● **WRITTEN TASK**:
Nothing but the lines from the top of the data to the line holding "const gValues = complexity.map((_, i)" should be printed, word for word and both ends included; leave the pictures out.

========

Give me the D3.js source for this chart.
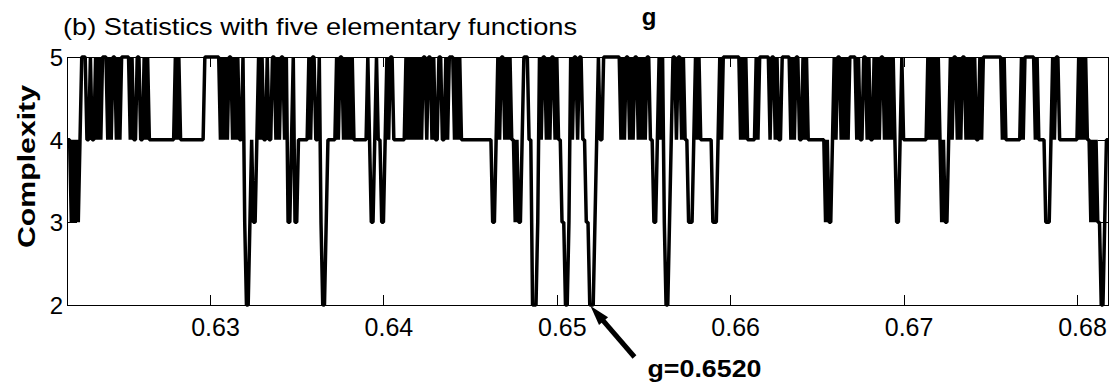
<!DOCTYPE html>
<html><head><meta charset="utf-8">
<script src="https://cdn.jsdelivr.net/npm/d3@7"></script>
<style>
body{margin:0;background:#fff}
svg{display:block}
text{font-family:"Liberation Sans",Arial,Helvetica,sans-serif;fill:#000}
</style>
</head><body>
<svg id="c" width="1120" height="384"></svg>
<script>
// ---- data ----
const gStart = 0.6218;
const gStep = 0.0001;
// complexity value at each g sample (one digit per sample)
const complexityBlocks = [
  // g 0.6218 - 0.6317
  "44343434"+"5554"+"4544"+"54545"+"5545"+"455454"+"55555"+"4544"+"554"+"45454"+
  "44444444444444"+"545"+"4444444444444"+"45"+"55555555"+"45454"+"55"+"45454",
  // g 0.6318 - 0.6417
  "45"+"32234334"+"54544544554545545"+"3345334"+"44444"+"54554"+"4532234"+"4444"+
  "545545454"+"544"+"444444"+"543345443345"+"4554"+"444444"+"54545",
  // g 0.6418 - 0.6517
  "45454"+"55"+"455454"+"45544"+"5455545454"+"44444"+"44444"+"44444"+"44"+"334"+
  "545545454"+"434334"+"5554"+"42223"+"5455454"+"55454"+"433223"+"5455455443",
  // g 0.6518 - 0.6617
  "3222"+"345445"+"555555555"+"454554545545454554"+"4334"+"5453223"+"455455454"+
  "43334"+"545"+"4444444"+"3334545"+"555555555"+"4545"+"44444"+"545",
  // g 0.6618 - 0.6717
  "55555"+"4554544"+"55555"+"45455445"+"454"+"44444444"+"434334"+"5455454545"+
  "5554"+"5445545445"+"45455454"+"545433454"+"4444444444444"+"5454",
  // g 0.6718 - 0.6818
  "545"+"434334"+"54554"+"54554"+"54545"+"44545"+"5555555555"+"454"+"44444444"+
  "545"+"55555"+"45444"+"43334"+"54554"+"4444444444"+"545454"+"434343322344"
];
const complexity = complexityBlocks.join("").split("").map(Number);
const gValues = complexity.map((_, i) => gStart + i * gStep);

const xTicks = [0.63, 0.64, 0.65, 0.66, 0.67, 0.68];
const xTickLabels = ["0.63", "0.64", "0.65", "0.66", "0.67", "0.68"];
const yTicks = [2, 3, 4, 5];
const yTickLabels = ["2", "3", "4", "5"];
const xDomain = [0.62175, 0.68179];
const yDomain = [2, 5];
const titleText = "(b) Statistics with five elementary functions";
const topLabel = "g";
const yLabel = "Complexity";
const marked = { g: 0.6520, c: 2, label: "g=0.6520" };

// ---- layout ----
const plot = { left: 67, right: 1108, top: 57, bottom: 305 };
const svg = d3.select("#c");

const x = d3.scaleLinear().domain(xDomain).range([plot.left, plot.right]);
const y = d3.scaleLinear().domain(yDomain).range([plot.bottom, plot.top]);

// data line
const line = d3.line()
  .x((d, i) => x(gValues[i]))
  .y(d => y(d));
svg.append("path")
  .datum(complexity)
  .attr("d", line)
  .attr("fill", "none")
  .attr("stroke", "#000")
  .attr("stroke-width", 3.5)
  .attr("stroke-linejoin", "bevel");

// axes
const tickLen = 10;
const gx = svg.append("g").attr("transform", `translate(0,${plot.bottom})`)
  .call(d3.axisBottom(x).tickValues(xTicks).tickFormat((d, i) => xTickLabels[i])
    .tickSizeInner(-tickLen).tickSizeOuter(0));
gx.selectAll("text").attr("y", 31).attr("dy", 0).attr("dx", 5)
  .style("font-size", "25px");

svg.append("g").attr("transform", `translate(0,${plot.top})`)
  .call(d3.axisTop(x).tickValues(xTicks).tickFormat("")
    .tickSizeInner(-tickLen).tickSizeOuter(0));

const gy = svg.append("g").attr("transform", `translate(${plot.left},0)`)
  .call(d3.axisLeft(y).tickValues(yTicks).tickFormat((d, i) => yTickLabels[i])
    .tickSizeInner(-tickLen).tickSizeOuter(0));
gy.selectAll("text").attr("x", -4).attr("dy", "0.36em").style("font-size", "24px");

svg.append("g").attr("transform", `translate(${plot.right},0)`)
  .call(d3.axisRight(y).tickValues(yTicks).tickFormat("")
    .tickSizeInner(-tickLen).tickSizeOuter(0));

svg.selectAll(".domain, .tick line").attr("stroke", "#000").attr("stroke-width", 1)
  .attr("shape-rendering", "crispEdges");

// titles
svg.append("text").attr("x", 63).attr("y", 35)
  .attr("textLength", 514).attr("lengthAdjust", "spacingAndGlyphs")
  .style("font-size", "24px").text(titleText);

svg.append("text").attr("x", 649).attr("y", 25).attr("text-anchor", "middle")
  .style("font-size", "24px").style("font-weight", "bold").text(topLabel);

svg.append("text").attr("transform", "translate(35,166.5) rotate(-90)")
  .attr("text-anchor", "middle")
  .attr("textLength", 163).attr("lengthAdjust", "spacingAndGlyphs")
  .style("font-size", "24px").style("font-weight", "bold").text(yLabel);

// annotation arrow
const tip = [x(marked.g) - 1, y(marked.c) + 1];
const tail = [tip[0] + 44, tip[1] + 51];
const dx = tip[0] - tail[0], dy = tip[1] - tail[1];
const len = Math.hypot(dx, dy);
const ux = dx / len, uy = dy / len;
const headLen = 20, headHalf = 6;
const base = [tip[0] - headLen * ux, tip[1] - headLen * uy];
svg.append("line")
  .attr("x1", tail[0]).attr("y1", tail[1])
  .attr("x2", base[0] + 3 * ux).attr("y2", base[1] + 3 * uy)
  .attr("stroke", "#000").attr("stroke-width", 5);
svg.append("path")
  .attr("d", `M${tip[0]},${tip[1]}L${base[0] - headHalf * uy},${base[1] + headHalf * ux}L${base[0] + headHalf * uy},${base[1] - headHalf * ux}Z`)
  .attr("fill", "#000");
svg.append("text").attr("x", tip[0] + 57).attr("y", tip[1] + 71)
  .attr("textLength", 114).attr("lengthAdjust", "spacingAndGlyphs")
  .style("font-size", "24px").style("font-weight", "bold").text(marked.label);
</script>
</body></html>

========

● **RESPONSE BELOW**:
Give me the D3.js source for this chart.
<!DOCTYPE html>
<html><head><meta charset="utf-8">
<script src="https://cdn.jsdelivr.net/npm/d3@7"></script>
<style>
body{margin:0;background:#fff}
svg{display:block}
text{font-family:"Liberation Sans",Arial,Helvetica,sans-serif;fill:#000}
</style>
</head><body>
<svg id="c" width="1120" height="384"></svg>
<script>
// ---- data ----
const gStart = 0.6218;
const gStep = 0.0001;
// complexity value at each g sample (one digit per sample)
const complexityBlocks = [
  // g 0.6218 - 0.6317
  "44343434"+"5554"+"4544"+"54545"+"5545"+"455454"+"55555"+"4544"+"554"+"45454"+
  "44444444444444"+"545"+"4444444444444"+"45"+"55555555"+"45454"+"55"+"45454",
  // g 0.6318 - 0.6417
  "45"+"32234334"+"54544544554545545"+"3345334"+"44444"+"54554"+"4532234"+"4444"+
  "545545454"+"544"+"444444"+"543345443345"+"4554"+"444444"+"54545",
  // g 0.6418 - 0.6517
  "45454"+"55"+"455454"+"45544"+"5455545454"+"44444"+"44444"+"44444"+"44"+"334"+
  "545545454"+"434334"+"5554"+"42223"+"5455454"+"55454"+"433223"+"5455455443",
  // g 0.6518 - 0.6617
  "3222"+"345445"+"555555555"+"454554545545454554"+"4334"+"5453223"+"455455454"+
  "43334"+"545"+"4444444"+"3334545"+"555555555"+"4545"+"44444"+"545",
  // g 0.6618 - 0.6717
  "55555"+"4554544"+"55555"+"45455445"+"454"+"44444444"+"434334"+"5455454545"+
  "5554"+"5445545445"+"45455454"+"545433454"+"4444444444444"+"5454",
  // g 0.6718 - 0.6818
  "545"+"434334"+"54554"+"54554"+"54545"+"44545"+"5555555555"+"454"+"44444444"+
  "545"+"55555"+"45444"+"43334"+"54554"+"4444444444"+"545454"+"434343322344"
];
const complexity = complexityBlocks.join("").split("").map(Number);
const gValues = complexity.map((_, i) => gStart + i * gStep);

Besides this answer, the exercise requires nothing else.